* _WHAT YOU ARE ASKED TO DO_
Print exactly the lines from the first one down to the line that contains "const PH = 157;", both included, and skip the pictures.

* _DATA EXTRACT_
• • • • •

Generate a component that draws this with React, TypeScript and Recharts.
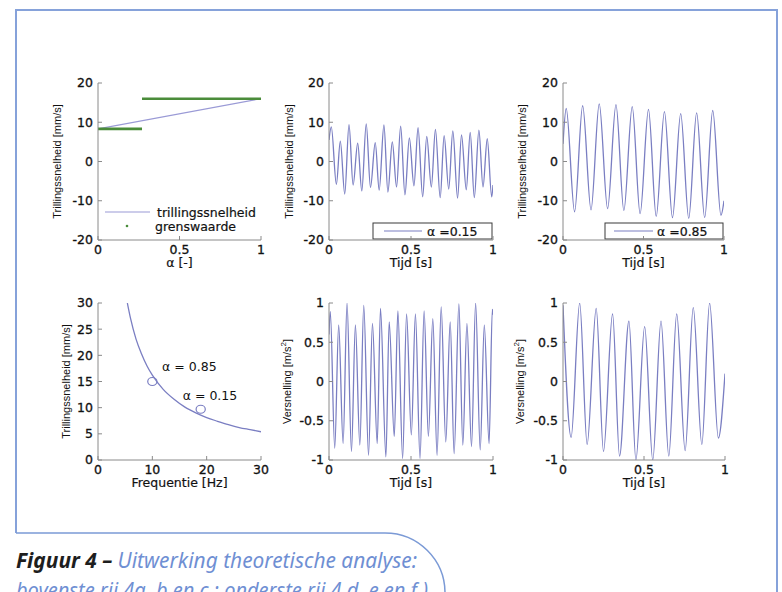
import React from 'react';
import { ComposedChart, Line, XAxis, YAxis, Scatter, ReferenceDot } from 'recharts';

const FONT = "'DejaVu Sans', Verdana, sans-serif";
const YFONT = "'Liberation Sans', Arial, Helvetica, sans-serif";
const FS = 12.5;
const TXT = '#111';
const AX = '#8a8a8a';
const BLUE = '#7a7ec2';
const GREEN = '#4a8c3a';
const ML = 70, MT = 10, MR = 10, MB = 45;
const PH = 157;

// ---------- tick labels ----------
const alphaTicks = [0, 0.5, 1];
const timeTicks = [0, 0.5, 1];
const velTicks = [-20, -10, 0, 10, 20];
const accTicks = [-1, -0.5, 0, 0.5, 1];
const freqTicks = [0, 10, 20, 30];
const vel30Ticks = [0, 5, 10, 15, 20, 25, 30];

// ---------- 4a ----------
const velAlphaX = [0, 1];
const velAlphaY = [8.3, 16];
const limitLowX = [0, 0.27];
const limitLowY = [8.3, 8.3];
const limitHighX = [0.27, 1];
const limitHighY = [16, 16];

// ---------- 4b (alpha = 0.15, velocity) ----------
const v15T = [0, 0.014, 0.045, 0.069, 0.096, 0.122, 0.147, 0.175, 0.2, 0.227, 0.253, 0.282, 0.306, 0.335, 0.359, 0.386, 0.412, 0.437, 0.463, 0.49, 0.518, 0.543, 0.571, 0.596, 0.624, 0.649, 0.678, 0.702, 0.73, 0.755, 0.784, 0.808, 0.837, 0.861, 0.886, 0.914, 0.939, 0.965, 0.992, 1];
const v15V = [5.5, 8.8, -5.8, 5.2, -8.3, 9.4, -6.0, 4.7, -7.5, 9.6, -6.6, 4.8, -7.3, 9.3, -7.8, 5.0, -6.5, 9.0, -8.5, 6.0, -6.2, 8.6, -9.0, 6.4, -6.5, 8.2, -9.2, 6.6, -7.0, 7.8, -9.3, 6.8, -7.2, 7.4, -9.2, 8.0, -6.5, 5.8, -9.0, -6.0];

// ---------- 4c (alpha = 0.85, velocity) ----------
const v85T = [0, 0.02, 0.072, 0.122, 0.174, 0.225, 0.277, 0.329, 0.378, 0.43, 0.479, 0.531, 0.579, 0.63, 0.68, 0.731, 0.781, 0.83, 0.88, 0.93, 0.981, 1];
const v85V = [4.5, 13.5, -12.8, 14.2, -12.3, 14.7, -12.0, 14.5, -12.5, 14.0, -13.3, 13.3, -14.0, 12.7, -14.3, 12.2, -14.5, 12.4, -14.3, 13.0, -13.7, -10.0];

// ---------- 4d (velocity vs frequency) ----------
const curveF = [5.4, 6, 7, 8, 9, 10, 12, 14, 16, 18, 20, 22, 24, 26, 28, 30];
const curveV = [30, 27, 23.1, 20.3, 18, 16.2, 13.5, 11.6, 10.1, 9.0, 8.1, 7.4, 6.75, 6.2, 5.8, 5.4];
const pointF = [10, 18.9];
const pointV = [15.0, 9.7];
const annoX = [11.8, 15.6];
const annoY = [17.8, 12.4];
const annoText = ['α = 0.85', 'α = 0.15'];

// ---------- 4e (alpha = 0.15, acceleration) ----------
const a15T = [0, 0.008, 0.035, 0.059, 0.086, 0.11, 0.137, 0.161, 0.188, 0.212, 0.241, 0.265, 0.294, 0.314, 0.347, 0.367, 0.398, 0.42, 0.449, 0.473, 0.502, 0.527, 0.555, 0.58, 0.606, 0.633, 0.659, 0.684, 0.712, 0.739, 0.763, 0.792, 0.816, 0.841, 0.869, 0.894, 0.922, 0.947, 0.976, 0.996, 1];
const a15V = [0.6, 0.89, -0.85, 0.72, -0.79, 1.0, -0.89, 0.72, -0.81, 0.97, -0.94, 0.74, -0.79, 0.93, -0.96, 0.76, -0.7, 0.9, -0.98, 0.86, -0.68, 0.86, -0.98, 0.9, -0.7, 0.8, -0.94, 0.95, -0.77, 0.76, -0.92, 0.99, -0.81, 0.74, -0.83, 1.0, -0.87, 0.72, -0.79, 0.92, 0.85];

// ---------- 4f (alpha = 0.85, acceleration) ----------
const a85T = [0, 0.05, 0.103, 0.149, 0.205, 0.25, 0.306, 0.349, 0.407, 0.45, 0.504, 0.554, 0.605, 0.653, 0.702, 0.754, 0.804, 0.857, 0.905, 0.959, 1];
const a85V = [0.97, -0.71, 1.0, -0.8, 0.93, -0.89, 0.86, -0.95, 0.77, -1.0, 0.7, -1.0, 0.77, -0.95, 0.86, -0.88, 0.94, -0.8, 1.0, -0.72, 0.1];

const zip = (xs: number[], ys: number[]) => xs.map((x, i) => ({ x, y: ys[i] }));

const tickStyle = { fontSize: FS, fill: TXT, fontFamily: FONT, stroke: TXT, strokeWidth: 0.3 };

function XTitle(props: any) {
  const { viewBox, txt } = props;
  if (!viewBox) return null;
  const cx = viewBox.x + viewBox.width / 2;
  const cy = viewBox.y + 27;
  return (
    <text x={cx} y={cy} textAnchor="middle" fontSize={FS} fill={TXT} stroke={TXT} strokeWidth={0.2} fontFamily={FONT}>{txt}</text>
  );
}

function YTitle(props: any) {
  const { viewBox, txt, off, sup } = props;
  if (!viewBox) return null;
  const cx = viewBox.x + viewBox.width + off;
  const cy = viewBox.y + viewBox.height / 2;
  return (
    <text x={cx} y={cy} transform={`rotate(-90 ${cx} ${cy})`} textAnchor="middle" dominantBaseline="central" fontSize={11} fill={TXT} fontFamily={YFONT}>
      {txt}
      {sup ? <tspan fontSize={8} dy={-4}>{sup}</tspan> : null}
      {sup ? <tspan dy={4}>]</tspan> : null}
    </text>
  );
}

type PanelProps = {
  px: number; py: number; pw: number;
  xDomain: [number, number]; xTicks: number[];
  yDomain: [number, number]; yTicks: number[];
  xTitle: string; yTitle: string; yOff: number; ySup?: string;
  children?: React.ReactNode;
};

function Panel({ px, py, pw, xDomain, xTicks, yDomain, yTicks, xTitle, yTitle, yOff, ySup, children }: PanelProps) {
  const W = ML + pw + MR;
  const H = MT + PH + MB;
  return (
    <div style={{ position: 'absolute', left: px - ML, top: py - MT, width: W, height: H }}>
      <ComposedChart width={W} height={H} margin={{ top: MT, right: MR, bottom: 0, left: 0 }}>
        <XAxis dataKey="x" type="number" domain={xDomain} ticks={xTicks} allowDataOverflow interval={0}
          orientation="bottom" height={MB} tickSize={-4} tickMargin={9} stroke={AX} tick={tickStyle}
          label={<XTitle txt={xTitle} />} />
        <XAxis xAxisId="top" dataKey="x" type="number" domain={xDomain} ticks={xTicks} allowDataOverflow interval={0}
          orientation="top" height={0} tickSize={-4} stroke={AX} tickFormatter={() => ''} />
        <YAxis type="number" domain={yDomain} ticks={yTicks} allowDataOverflow interval={0}
          width={ML} tickSize={-4} tickMargin={9} stroke={AX} tick={tickStyle}
          label={<YTitle txt={yTitle} off={yOff} sup={ySup} />} />
        <YAxis yAxisId="right" orientation="right" type="number" domain={yDomain} ticks={yTicks} allowDataOverflow interval={0}
          width={0} tickSize={-4} stroke={AX} tickFormatter={() => ''} />
        {children}
      </ComposedChart>
    </div>
  );
}

function BoxLegend({ pw, label, boxX, lineX1, lineX2, textX }: any) {
  return (
    <g transform={`translate(${ML},${MT})`}>
      <rect x={boxX} y={140} width={pw - 1 - boxX} height={16} fill="#fff" stroke="#3a3a3a" strokeWidth={1} />
      <line x1={lineX1} x2={lineX2} y1={148} y2={148} stroke={BLUE} strokeWidth={1.2} />
      <text x={textX} y={148.5} dominantBaseline="central" fontSize={FS} fill={TXT} stroke={TXT} strokeWidth={0.2} fontFamily={FONT}>{label}</text>
    </g>
  );
}

const lineProps = { dot: false, activeDot: false, isAnimationActive: false, stroke: BLUE, strokeWidth: 1.3, type: 'monotone' as const };

export default function App() {
  return (
    <div style={{ position: 'absolute', left: 0, top: 0, width: 782, height: 592, background: '#fff', overflow: 'hidden', fontFamily: FONT }}>
      <svg width={782} height={592} style={{ position: 'absolute', left: 0, top: 0 }}>
        <path d="M16 533 L16 10 L777 10 L777 592" stroke="#86a2da" strokeWidth={2} fill="none" />
        <path d="M16 533 L385 533 A60 60 0 0 1 445 593" stroke="#7b9ad6" strokeWidth={1.5} fill="none" />
        <text x={16} y={568} fontSize={21} fontStyle="italic" fontFamily="'Noto Sans', 'Open Sans', sans-serif" textLength={401} lengthAdjust="spacingAndGlyphs">
          <tspan fontWeight="bold" fill="#1e1e1e">Figuur 4 –</tspan>
          <tspan fill="#6f8fd3"> Uitwerking theoretische analyse:</tspan>
        </text>
        <text x={16} y={598} fontSize={21} fontStyle="italic" fill="#6f8fd3" fontFamily="'Noto Sans', 'Open Sans', sans-serif" textLength={412} lengthAdjust="spacingAndGlyphs">
          bovenste rij 4a, b en c ; onderste rij 4 d, e en f )
        </text>
      </svg>

      {/* 4a */}
      <Panel px={98} py={83} pw={163} xDomain={[0, 1]} xTicks={alphaTicks} yDomain={[-20, 20]} yTicks={velTicks}
        xTitle="α [-]" yTitle="Trillingssnelheid [mm/s]" yOff={-41}>
        <Line data={zip(velAlphaX, velAlphaY)} dataKey="y" {...lineProps} type="linear" stroke="#9a9ad6" strokeWidth={1.1} />
        <Line data={zip(limitLowX, limitLowY)} dataKey="y" {...lineProps} type="linear" stroke={GREEN} strokeWidth={2.6} />
        <Line data={zip(limitHighX, limitHighY)} dataKey="y" {...lineProps} type="linear" stroke={GREEN} strokeWidth={2.6} />
        <g transform={`translate(${ML},${MT})`}>
          <line x1={7} x2={52} y1={129} y2={129} stroke="#9a9ad6" strokeWidth={1.1} />
          <text x={59} y={129} dominantBaseline="central" fontSize={FS} fill={TXT} stroke={TXT} strokeWidth={0.2} fontFamily={FONT}>trillingssnelheid</text>
          <circle cx={29} cy={143} r={1.3} fill={GREEN} />
          <text x={57} y={143} dominantBaseline="central" fontSize={FS} fill={TXT} stroke={TXT} strokeWidth={0.2} fontFamily={FONT}>grenswaarde</text>
        </g>
      </Panel>

      {/* 4b */}
      <Panel px={329} py={83} pw={164} xDomain={[0, 1]} xTicks={timeTicks} yDomain={[-20, 20]} yTicks={velTicks}
        xTitle="Tijd [s]" yTitle="Trillingssnelheid [mm/s]" yOff={-40}>
        <Line data={zip(v15T, v15V)} dataKey="y" {...lineProps} />
        <BoxLegend pw={164} label="α =0.15" boxX={44} lineX1={55} lineX2={93} textX={98} />
      </Panel>

      {/* 4c */}
      <Panel px={563} py={83} pw={161} xDomain={[0, 1]} xTicks={timeTicks} yDomain={[-20, 20]} yTicks={velTicks}
        xTitle="Tijd [s]" yTitle="Trillingssnelheid [mm/s]" yOff={-41}>
        <Line data={zip(v85T, v85V)} dataKey="y" {...lineProps} />
        <BoxLegend pw={161} label="α =0.85" boxX={42} lineX1={51} lineX2={90} textX={94} />
      </Panel>

      {/* 4d */}
      <Panel px={98} py={303} pw={163} xDomain={[0, 30]} xTicks={freqTicks} yDomain={[0, 30]} yTicks={vel30Ticks}
        xTitle="Frequentie [Hz]" yTitle="Trillingssnelheid [mm/s]" yOff={-32}>
        <Line data={zip(curveF, curveV)} dataKey="y" {...lineProps} />
        <Scatter data={zip(pointF, pointV)} dataKey="y" isAnimationActive={false}
          shape={(p: any) => <ellipse cx={p.cx} cy={p.cy} rx={4.6} ry={4} fill="none" stroke={BLUE} strokeWidth={1.2} />} />
        {annoText.map((t, i) => (
          <ReferenceDot key={t} x={annoX[i]} y={annoY[i]} r={0} stroke="none" fill="none"
            label={{ value: t, position: 'right', offset: 0, fontSize: FS, fill: TXT, fontFamily: FONT }} />
        ))}
      </Panel>

      {/* 4e */}
      <Panel px={329} py={303} pw={164} xDomain={[0, 1]} xTicks={timeTicks} yDomain={[-1, 1]} yTicks={accTicks}
        xTitle="Tijd [s]" yTitle="Versnelling [m/s" ySup="2" yOff={-42}>
        <Line data={zip(a15T, a15V)} dataKey="y" {...lineProps} />
      </Panel>

      {/* 4f */}
      <Panel px={563} py={303} pw={162} xDomain={[0, 1]} xTicks={timeTicks} yDomain={[-1, 1]} yTicks={accTicks}
        xTitle="Tijd [s]" yTitle="Versnelling [m/s" ySup="2" yOff={-43}>
        <Line data={zip(a85T, a85V)} dataKey="y" {...lineProps} />
      </Panel>
    </div>
  );
}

• • • • •

* _THE SOLUTION_
Generate a component that draws this with React, TypeScript and Recharts.
import React from 'react';
import { ComposedChart, Line, XAxis, YAxis, Scatter, ReferenceDot } from 'recharts';

const FONT = "'DejaVu Sans', Verdana, sans-serif";
const YFONT = "'Liberation Sans', Arial, Helvetica, sans-serif";
const FS = 12.5;
const TXT = '#111';
const AX = '#8a8a8a';
const BLUE = '#7a7ec2';
const GREEN = '#4a8c3a';
const ML = 70, MT = 10, MR = 10, MB = 45;
const PH = 157;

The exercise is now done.